■ **Set problem**:
Extract the lines of the material below, beginning with the first and ending with the line that holds "y_ticks = list(range(0, 20000001, 2000000))". Skip every picture.

## BEGIN

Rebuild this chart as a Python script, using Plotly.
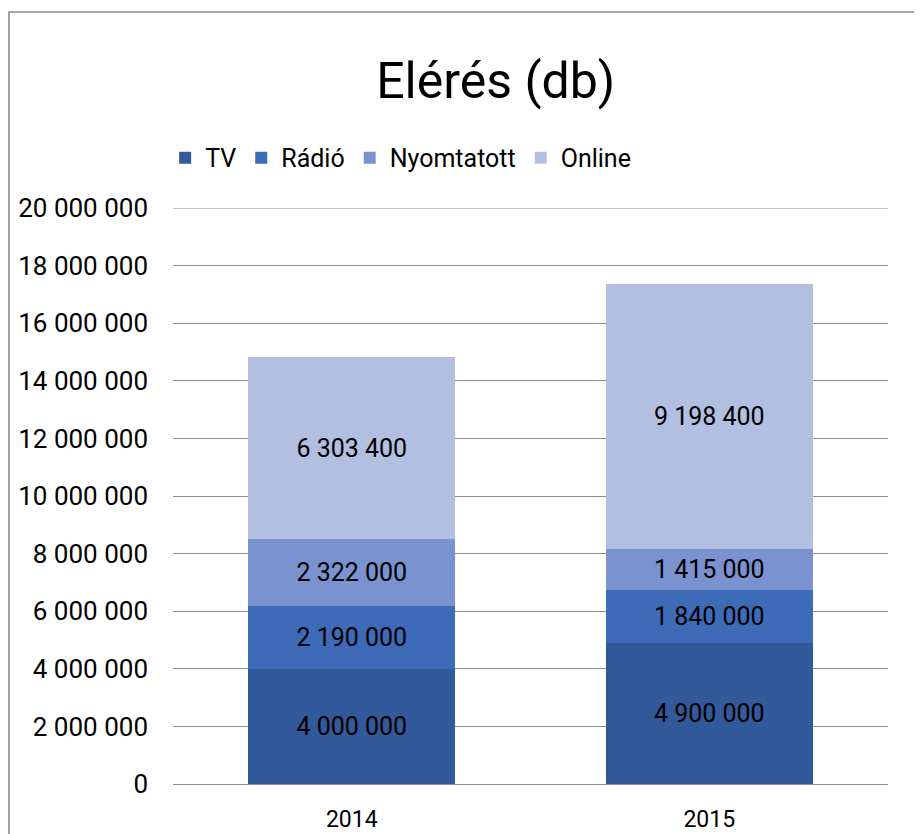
import plotly.graph_objects as go

years = ["2014", "2015"]
series_names = ["TV", "Rádió", "Nyomtatott", "Online"]
tv = [4000000, 4900000]
radio = [2190000, 1840000]
nyomtatott = [2322000, 1415000]
online = [6303400, 9198400]
colors = ["#32599A", "#3D6BB8", "#7A92CF", "#B3BFE0"]
y_ticks = list(range(0, 20000001, 2000000))


def fmt(v):
    return f"{v:,}".replace(",", " ")


FONT = "Roboto, DejaVu Sans, sans-serif"

fig = go.Figure()
for name, vals, col in zip(series_names, [tv, radio, nyomtatott, online], colors):
    fig.add_trace(go.Bar(
        x=years, y=vals, name=name, marker=dict(color=col, line=dict(width=0)),
        text=[fmt(v) for v in vals], textposition="inside", insidetextanchor="middle",
        textfont=dict(color="black", size=25, family=FONT),
        hoverinfo="y+name",
    ))

fig.update_layout(
    barmode="stack", bargap=0.42,
    width=922, height=834,
    margin=dict(l=165, r=42, t=200, b=58, autoexpand=False),
    paper_bgcolor="white", plot_bgcolor="white",
    font=dict(family=FONT, color="black"),
    title=dict(text="Elérés (db)", x=0.529, xanchor="center", y=0.9125, yanchor="middle",
               font=dict(size=50, family=FONT, color="black")),
    legend=dict(orientation="h", x=-0.011, xanchor="left", y=1.087, yanchor="middle",
                font=dict(size=25, family=FONT), traceorder="normal",
                itemwidth=30, tracegroupgap=0, bgcolor="rgba(0,0,0,0)"),
    showlegend=True,
    uniformtext=dict(mode="show", minsize=10),
)
fig.update_yaxes(range=[0, 20000000], tickvals=y_ticks, ticktext=[fmt(v) for v in y_ticks],
                 showgrid=True, gridcolor="#8C8C8C", gridwidth=1, zeroline=False,
                 tickfont=dict(size=26, family=FONT), ticks="", ticklabelstandoff=24,
                 showline=False, automargin=False)
fig.update_xaxes(showline=True, linecolor="#8C8C8C", linewidth=1, ticks="",
                 tickfont=dict(size=23, family=FONT), ticklabelstandoff=14, automargin=False)
fig.add_shape(type="line", xref="paper", yref="y", x0=0, x1=1, y0=y_ticks[-1], y1=y_ticks[-1],
              line=dict(color="#8C8C8C", width=1), layer="below")
fig.add_shape(type="rect", xref="paper", yref="paper", x0=-0.2294, x1=1.3, y0=-0.3, y1=1.3403,
              line=dict(color="#868686", width=1.5), fillcolor="rgba(0,0,0,0)", layer="below")

fig.write_html("out.html")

## END

■ **Task response**:
Rebuild this chart as a Python script, using Plotly.
import plotly.graph_objects as go

years = ["2014", "2015"]
series_names = ["TV", "Rádió", "Nyomtatott", "Online"]
tv = [4000000, 4900000]
radio = [2190000, 1840000]
nyomtatott = [2322000, 1415000]
online = [6303400, 9198400]
colors = ["#32599A", "#3D6BB8", "#7A92CF", "#B3BFE0"]
y_ticks = list(range(0, 20000001, 2000000))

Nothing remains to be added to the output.